In the unsettled condition of the boundaries, the New Englanders continued to make incursions upon the territory of the Abnakis. In one of these expeditions, Father Rale barely escaped capture, but his celebrated Abnaki dictionary was pounced upon and carried off, and now forms one of the treasures of the library of Harvard University. In 1724, he fell a victim to the persistence of his enemies. Notwithstanding these cruelties, the Abnakis, in the war of the Revolution, took part in the defence of the soil against England with the people who had desolated their home and put to death their beloved pastor. Orono, the Penobscot chief, bore a commission throughout the Revolution, and distinguished himself during the war as much by his bravery as by his attachment to his religion, never consenting to frequent Protestant places of worship.

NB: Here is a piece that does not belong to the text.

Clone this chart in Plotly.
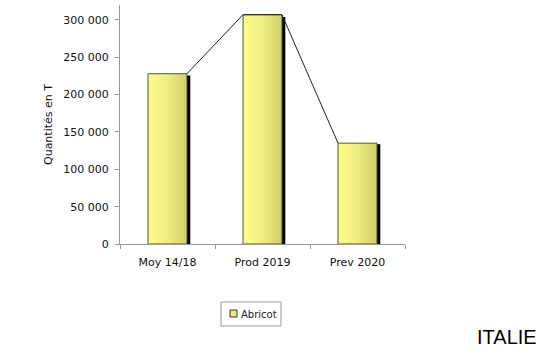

These sketches, grown so much more lengthy than we had expected, and yet restrained with difficulty within their present bounds, must now close. May they be read with the attention the subject deserves, and thus serve to awaken the honest pride of our fellow-Catholics in the past history of their church on the soil of the United States. May our men of culture, stimulated by the appeal that shall be made to them by the reading classes, spread far and wide the affecting story of the church’s triumphs and reverses in our land, with all the glorious details of the lives and deaths of its heroes and martyrs! May this history grow to be a familiar one to the generation that is rising and the generations that shall succeed it. We love our country, and none dare question our love but they who would have the statute-books bristle with laws against us such as the genius of our institutions forbids and the fathers of the Republic rejected. Let us show our love for it by mingling the memories of all that is dear to us in the career of our religion with all that is noble and inspiring in the civil history of our land, our fair heritage of political and religious freedom.